Pictures are not part of the copy. Give again exactly the lines from the one with "Give me the" to the one with "const colorbarTicks = [2, 4, 6, 8, 10, 12, 14, 16];", inclusive.

[Source code of charts]
┄┄┄┄┄┄┄┄┄┄

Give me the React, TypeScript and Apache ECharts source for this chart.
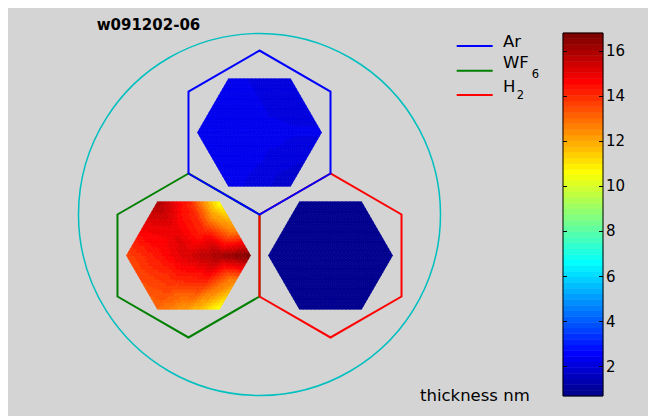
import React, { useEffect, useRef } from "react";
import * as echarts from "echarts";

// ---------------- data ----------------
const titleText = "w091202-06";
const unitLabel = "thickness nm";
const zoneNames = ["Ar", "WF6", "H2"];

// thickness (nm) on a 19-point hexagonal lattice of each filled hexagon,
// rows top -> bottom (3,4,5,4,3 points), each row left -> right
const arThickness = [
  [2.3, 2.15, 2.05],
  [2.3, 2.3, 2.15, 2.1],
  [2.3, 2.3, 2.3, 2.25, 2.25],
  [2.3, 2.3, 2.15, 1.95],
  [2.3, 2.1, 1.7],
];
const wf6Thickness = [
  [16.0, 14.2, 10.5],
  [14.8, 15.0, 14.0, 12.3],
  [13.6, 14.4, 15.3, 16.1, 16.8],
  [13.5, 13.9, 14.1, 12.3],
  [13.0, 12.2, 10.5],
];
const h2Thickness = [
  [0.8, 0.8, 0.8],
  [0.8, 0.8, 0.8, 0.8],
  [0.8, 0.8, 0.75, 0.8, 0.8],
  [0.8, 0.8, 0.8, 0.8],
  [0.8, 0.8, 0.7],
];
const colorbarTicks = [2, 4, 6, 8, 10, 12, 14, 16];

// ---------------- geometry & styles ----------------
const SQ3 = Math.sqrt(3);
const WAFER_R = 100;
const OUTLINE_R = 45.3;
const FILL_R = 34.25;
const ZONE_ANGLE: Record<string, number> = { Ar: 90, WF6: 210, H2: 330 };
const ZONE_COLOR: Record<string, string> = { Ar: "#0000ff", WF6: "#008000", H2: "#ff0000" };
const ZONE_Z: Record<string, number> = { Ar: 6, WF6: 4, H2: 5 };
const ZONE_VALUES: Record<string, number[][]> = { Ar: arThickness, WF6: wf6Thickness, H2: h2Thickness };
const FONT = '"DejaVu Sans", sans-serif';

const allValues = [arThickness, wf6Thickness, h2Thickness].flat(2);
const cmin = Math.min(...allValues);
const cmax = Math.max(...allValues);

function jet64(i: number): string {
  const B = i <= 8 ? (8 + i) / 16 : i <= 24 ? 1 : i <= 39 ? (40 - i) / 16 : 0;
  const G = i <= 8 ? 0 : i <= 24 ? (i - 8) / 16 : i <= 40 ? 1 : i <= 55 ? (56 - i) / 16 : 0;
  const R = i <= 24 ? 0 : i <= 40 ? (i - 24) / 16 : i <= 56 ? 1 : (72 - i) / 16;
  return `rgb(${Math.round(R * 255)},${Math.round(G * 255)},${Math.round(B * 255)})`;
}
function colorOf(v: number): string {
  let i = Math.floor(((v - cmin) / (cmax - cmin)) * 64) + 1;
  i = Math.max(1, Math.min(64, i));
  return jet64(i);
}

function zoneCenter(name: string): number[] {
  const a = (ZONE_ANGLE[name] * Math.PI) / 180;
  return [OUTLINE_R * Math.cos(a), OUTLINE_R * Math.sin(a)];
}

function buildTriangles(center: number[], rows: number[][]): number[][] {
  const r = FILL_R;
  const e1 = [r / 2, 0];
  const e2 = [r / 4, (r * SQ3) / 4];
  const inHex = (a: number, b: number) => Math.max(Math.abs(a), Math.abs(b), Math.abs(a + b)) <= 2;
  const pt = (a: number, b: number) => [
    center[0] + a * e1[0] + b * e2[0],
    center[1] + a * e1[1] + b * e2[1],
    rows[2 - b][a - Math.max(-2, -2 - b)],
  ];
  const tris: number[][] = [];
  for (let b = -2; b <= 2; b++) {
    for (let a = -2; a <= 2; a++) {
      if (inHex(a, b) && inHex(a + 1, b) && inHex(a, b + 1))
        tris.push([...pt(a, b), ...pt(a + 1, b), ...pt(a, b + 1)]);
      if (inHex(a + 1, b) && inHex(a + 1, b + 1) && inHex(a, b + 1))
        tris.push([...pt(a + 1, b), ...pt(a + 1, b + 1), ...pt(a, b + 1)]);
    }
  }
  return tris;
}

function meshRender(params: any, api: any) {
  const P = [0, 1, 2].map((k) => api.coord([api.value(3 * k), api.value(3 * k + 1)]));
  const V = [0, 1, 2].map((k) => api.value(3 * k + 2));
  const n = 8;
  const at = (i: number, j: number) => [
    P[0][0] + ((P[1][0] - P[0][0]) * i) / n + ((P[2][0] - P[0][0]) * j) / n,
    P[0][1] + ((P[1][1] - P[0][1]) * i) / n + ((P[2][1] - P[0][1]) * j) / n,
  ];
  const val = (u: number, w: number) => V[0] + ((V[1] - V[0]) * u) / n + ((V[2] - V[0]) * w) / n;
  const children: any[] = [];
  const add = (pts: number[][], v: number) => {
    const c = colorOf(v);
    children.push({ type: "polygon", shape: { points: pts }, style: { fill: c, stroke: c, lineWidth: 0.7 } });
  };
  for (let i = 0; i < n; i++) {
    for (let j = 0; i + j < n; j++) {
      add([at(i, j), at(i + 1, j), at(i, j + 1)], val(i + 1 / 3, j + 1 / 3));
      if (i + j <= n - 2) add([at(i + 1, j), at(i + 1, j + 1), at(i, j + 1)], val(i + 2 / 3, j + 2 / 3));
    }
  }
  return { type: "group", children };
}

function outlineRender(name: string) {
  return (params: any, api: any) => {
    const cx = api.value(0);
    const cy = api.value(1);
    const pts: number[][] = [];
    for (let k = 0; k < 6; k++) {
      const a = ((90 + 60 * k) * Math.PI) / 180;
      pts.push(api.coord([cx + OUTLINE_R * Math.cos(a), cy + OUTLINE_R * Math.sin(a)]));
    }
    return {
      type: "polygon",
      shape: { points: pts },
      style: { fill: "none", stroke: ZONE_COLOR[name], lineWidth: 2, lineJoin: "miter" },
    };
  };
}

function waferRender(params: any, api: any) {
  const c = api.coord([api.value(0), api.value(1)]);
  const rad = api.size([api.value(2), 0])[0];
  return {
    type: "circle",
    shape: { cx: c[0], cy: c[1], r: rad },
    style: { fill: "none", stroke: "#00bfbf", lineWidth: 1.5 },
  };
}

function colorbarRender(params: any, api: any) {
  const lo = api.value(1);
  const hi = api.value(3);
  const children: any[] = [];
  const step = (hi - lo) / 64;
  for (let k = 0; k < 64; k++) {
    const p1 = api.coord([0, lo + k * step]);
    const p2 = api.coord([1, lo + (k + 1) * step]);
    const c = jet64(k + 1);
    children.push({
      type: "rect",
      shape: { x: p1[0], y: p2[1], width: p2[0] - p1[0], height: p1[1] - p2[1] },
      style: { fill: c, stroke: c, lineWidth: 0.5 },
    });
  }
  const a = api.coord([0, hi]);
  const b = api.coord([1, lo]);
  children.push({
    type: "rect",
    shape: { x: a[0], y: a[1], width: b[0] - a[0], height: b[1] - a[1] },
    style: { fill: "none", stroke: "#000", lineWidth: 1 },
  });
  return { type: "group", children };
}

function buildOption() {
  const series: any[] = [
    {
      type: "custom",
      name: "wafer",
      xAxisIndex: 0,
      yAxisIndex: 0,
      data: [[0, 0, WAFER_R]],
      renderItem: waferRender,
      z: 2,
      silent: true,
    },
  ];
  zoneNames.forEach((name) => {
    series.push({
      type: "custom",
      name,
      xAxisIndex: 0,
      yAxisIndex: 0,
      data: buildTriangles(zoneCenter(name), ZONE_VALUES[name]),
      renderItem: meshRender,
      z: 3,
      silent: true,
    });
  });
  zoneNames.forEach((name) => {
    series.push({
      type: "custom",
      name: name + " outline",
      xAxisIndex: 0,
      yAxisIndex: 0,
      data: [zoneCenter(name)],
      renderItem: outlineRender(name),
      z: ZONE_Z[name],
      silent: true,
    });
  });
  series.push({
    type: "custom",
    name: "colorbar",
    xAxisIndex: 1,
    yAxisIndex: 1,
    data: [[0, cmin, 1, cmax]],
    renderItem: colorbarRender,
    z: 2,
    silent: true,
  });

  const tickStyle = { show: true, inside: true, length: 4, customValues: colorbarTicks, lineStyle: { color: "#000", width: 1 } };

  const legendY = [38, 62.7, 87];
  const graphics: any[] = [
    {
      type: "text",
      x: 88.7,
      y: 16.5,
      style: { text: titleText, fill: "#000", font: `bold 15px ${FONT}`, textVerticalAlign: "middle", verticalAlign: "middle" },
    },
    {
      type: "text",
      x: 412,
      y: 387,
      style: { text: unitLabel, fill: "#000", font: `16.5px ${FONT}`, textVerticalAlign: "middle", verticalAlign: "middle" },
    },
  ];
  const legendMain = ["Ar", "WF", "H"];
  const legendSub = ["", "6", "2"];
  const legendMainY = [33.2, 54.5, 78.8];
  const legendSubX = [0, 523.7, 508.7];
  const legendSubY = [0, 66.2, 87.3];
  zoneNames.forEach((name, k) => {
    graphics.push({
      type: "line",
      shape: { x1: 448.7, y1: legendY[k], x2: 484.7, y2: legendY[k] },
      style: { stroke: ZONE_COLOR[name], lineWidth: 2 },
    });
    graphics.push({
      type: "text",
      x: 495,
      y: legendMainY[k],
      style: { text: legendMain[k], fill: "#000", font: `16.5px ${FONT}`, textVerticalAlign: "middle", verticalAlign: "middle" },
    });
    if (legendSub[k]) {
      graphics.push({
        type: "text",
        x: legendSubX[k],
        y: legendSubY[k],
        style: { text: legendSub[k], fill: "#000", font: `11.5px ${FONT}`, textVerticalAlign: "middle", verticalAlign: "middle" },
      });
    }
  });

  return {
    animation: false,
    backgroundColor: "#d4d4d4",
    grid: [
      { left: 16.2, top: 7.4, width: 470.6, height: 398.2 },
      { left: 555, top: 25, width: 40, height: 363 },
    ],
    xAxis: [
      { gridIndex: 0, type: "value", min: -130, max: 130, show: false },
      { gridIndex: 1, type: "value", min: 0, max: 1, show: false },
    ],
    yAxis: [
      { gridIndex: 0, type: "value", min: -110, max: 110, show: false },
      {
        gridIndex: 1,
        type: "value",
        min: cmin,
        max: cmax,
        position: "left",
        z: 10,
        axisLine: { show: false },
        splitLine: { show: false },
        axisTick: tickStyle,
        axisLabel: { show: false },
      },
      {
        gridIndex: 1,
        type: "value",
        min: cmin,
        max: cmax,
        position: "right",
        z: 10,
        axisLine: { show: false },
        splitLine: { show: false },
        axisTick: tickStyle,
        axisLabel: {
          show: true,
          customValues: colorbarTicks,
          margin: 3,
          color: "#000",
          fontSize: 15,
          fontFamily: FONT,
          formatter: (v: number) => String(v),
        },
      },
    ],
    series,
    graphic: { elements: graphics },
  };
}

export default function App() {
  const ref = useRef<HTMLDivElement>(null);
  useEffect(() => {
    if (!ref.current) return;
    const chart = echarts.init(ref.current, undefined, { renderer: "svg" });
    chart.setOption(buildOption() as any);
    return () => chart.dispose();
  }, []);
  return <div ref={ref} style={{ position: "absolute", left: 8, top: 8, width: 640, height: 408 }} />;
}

┄┄┄┄┄┄┄┄┄┄

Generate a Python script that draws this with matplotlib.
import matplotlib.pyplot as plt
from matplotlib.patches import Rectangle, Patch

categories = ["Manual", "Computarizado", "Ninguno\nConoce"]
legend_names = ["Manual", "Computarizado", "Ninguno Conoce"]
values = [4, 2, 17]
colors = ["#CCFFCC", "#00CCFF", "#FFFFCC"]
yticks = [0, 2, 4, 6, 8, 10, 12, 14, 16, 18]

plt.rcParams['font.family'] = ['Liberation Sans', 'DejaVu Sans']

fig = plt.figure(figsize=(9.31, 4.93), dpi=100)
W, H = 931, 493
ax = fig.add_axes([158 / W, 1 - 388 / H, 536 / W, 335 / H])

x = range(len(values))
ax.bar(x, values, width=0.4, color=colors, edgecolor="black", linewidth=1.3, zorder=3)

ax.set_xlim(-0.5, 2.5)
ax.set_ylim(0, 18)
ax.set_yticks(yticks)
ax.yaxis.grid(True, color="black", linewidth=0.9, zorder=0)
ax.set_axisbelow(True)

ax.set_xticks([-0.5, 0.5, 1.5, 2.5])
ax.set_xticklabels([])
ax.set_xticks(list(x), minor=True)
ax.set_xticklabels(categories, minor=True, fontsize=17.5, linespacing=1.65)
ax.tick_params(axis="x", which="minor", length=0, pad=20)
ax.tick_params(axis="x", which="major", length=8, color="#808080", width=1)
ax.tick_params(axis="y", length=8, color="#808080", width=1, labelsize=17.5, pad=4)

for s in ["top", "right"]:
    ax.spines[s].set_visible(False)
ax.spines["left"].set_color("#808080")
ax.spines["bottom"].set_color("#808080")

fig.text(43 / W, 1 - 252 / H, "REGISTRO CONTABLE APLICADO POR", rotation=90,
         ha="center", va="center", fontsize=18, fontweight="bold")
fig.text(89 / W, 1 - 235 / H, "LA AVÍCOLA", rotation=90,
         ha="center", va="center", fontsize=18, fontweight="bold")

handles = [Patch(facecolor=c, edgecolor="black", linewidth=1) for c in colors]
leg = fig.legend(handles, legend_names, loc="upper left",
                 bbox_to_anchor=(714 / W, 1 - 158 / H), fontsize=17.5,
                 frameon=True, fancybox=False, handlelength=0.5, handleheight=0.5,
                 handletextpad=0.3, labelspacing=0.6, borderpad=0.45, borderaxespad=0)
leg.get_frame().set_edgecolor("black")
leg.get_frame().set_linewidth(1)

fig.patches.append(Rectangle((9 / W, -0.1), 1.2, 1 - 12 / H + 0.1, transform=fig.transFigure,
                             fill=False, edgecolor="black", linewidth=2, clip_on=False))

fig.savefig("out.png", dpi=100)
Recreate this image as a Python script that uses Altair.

┄┄┄┄┄┄┄┄┄┄

RESPONSE TO THIS EXERCISE:
Give me the React, TypeScript and Apache ECharts source for this chart.
import React, { useEffect, useRef } from "react";
import * as echarts from "echarts";

// ---------------- data ----------------
const titleText = "w091202-06";
const unitLabel = "thickness nm";
const zoneNames = ["Ar", "WF6", "H2"];

// thickness (nm) on a 19-point hexagonal lattice of each filled hexagon,
// rows top -> bottom (3,4,5,4,3 points), each row left -> right
const arThickness = [
  [2.3, 2.15, 2.05],
  [2.3, 2.3, 2.15, 2.1],
  [2.3, 2.3, 2.3, 2.25, 2.25],
  [2.3, 2.3, 2.15, 1.95],
  [2.3, 2.1, 1.7],
];
const wf6Thickness = [
  [16.0, 14.2, 10.5],
  [14.8, 15.0, 14.0, 12.3],
  [13.6, 14.4, 15.3, 16.1, 16.8],
  [13.5, 13.9, 14.1, 12.3],
  [13.0, 12.2, 10.5],
];
const h2Thickness = [
  [0.8, 0.8, 0.8],
  [0.8, 0.8, 0.8, 0.8],
  [0.8, 0.8, 0.75, 0.8, 0.8],
  [0.8, 0.8, 0.8, 0.8],
  [0.8, 0.8, 0.7],
];
const colorbarTicks = [2, 4, 6, 8, 10, 12, 14, 16];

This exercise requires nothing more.